William Friedkin's "The Exorcist" – Hell of a Film



A little while ago I commented that, for all its flaws, at least Return of the Jedi managed to spawn an original and long lasting Halloween outfit: the Slave Leia.

Other films have attempted to introduce new swearwords or slang into our lives.  In Chan-wook Park's Oldboy, the character Oh Dae-Su returns to the world after a fifteen-year imprisonment to find that the kids have coined a new swearword: dickshit.  In Mark Waters' Mean Girls, the character Gretchen Wieners tries unsuccessfully to foist ‘fetch’ as a new piece of slang onto her friends.

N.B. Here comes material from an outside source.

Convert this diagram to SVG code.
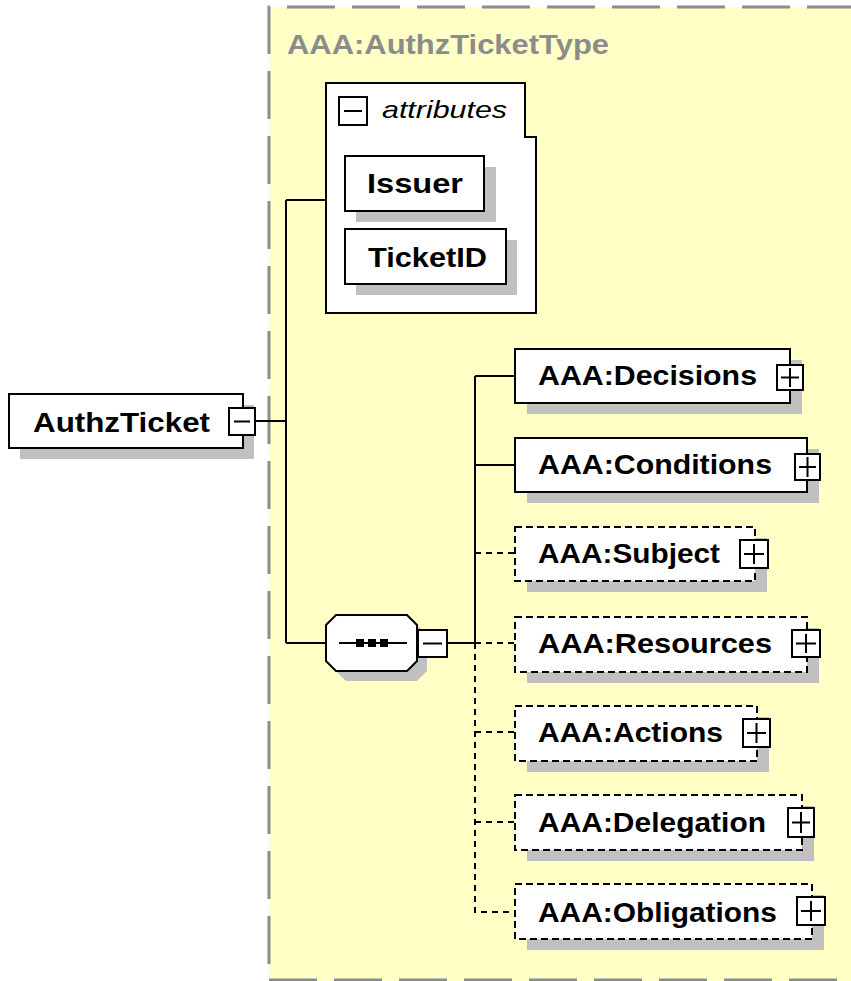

William Friedkin’s The Exorcist is notable for using the word ‘cunting’ twice.  ‘Cunting’ was not added to the Oxford English Dictionary until March 2014 but it was alive and well in the mouth of the character Burke Dennings in The Exorcist in 1973.  While the OED defines the word as an intensifier, similar to ‘fucking’, there seems to be an extra sense in its use in The Exorcist of ‘like a cunt’ or ‘cunt of a…’

WARNING: CONTAINS SPOILERS



The first time Dennings utters the word, he is drunk at a party and accuses a guest he believes is a Nazi as a ‘cunting Hun’.  The second time we hear it, is from the twelve-year-old possessed girl Regan, who is made to speak in Dennings’ voice by a demon to say ‘Do you know what she did?  Your cunting daughter?’  This is after he has been killed by the possessed Regan.  If the demon had said ‘Your cunt of a daughter’ it would have ruined the iambic flow and we all know the devil gets the best poetry.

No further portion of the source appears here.